Eu havia me mudado para a capital há um ano, quando ele me procurou e voltamos a conversar, como antigamente. Nunca mencionamos sobre os boatos e nem o nome do imbecil que um dia chamei de amigo, mas ele perguntou se eu ainda sentia algo por ele. “Além de Anne Hathaway, você é a única pessoa com quem já sonhei em me casar. E nada mudou”, respondi, com um sorriso nos lábios, como quem faz uma brincadeira com fundo de verdade. E era verdade, mas na época eu estava enrolada em um relacionamento bastante complicado. Fiquei solteira, mas ele estava namorando outra pessoa. Então comecei a sair com outra. Quando estivemos solteiros numa mesma época, marcamos um encontro. Infelizmente não deu muito certo, pois como não nos víamos há meses, decidimos que cada um levaria um amigo. Minha amiga e o amigo dele se estranharam bastante e a noite terminou de forma cômica e trágica, ao mesmo tempo. Passamos mais um tempo sem contato e eu engrenei em outro relacionamento, mas, diferente dos demais, esse foi mais sério e, pela segunda vez, sonhei com casamento. Ele também estava com outra pessoa e aparentava uma felicidade tamanha. Fiquei feliz por ele. Agora eu não estou mais namorando. Ouvi dizer que ele também não.

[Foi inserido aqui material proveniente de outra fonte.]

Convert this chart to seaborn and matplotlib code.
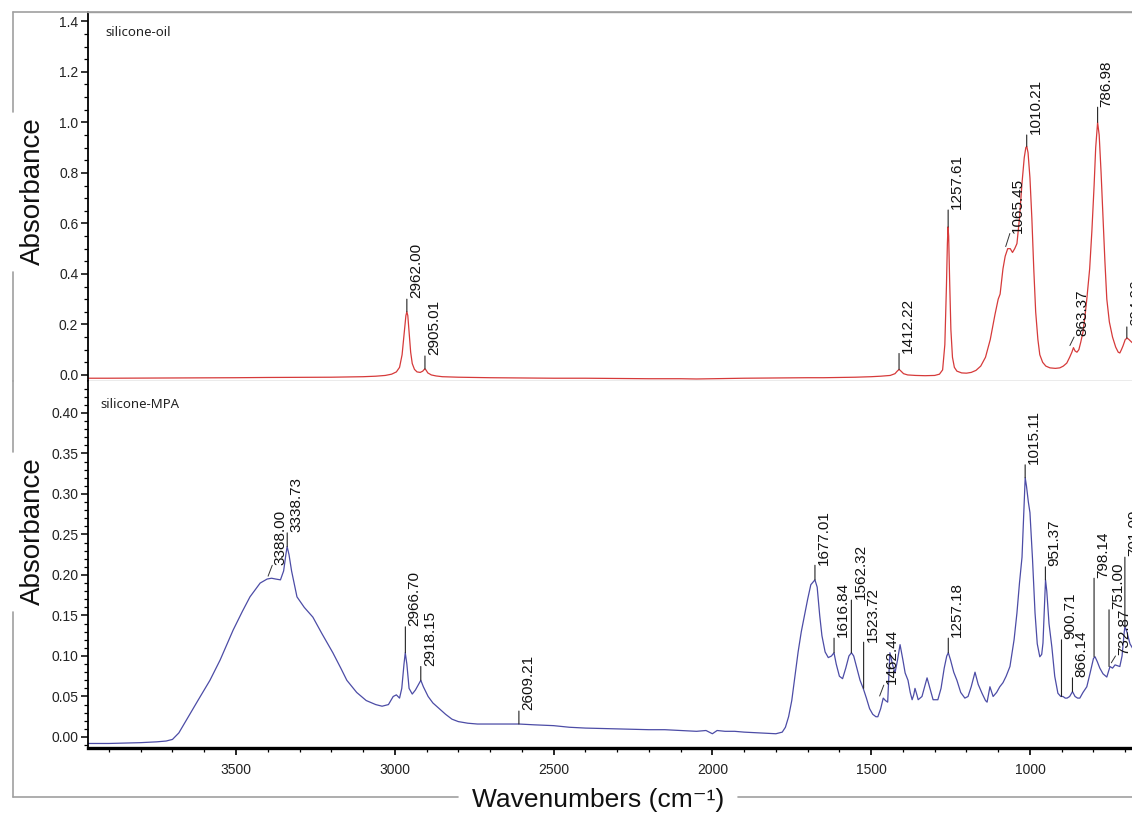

Há algumas semanas fui visitar uma amiga e trocamos relatos de nossas vidas dos últimos dez anos. Contei a ela a história de meu namorado platônico e ela me falou que este era um romance inacabado e que eu deveria experimentar seu beijo. Com esse beijo, eu poderia finalizar a nossa história ou, finalmente, destravá-la. Somente com o beijo, eu saberei dizer se ele está apenas em minha mente, ou também em meu coração. A conversa com a minha amiga deu origem à minha ideia de escrever sobre meus romances inacabados, e, sem dúvida, este é o mais importante de todos, mas deu, também, origem a um importante objetivo em minha vida: beijá-lo.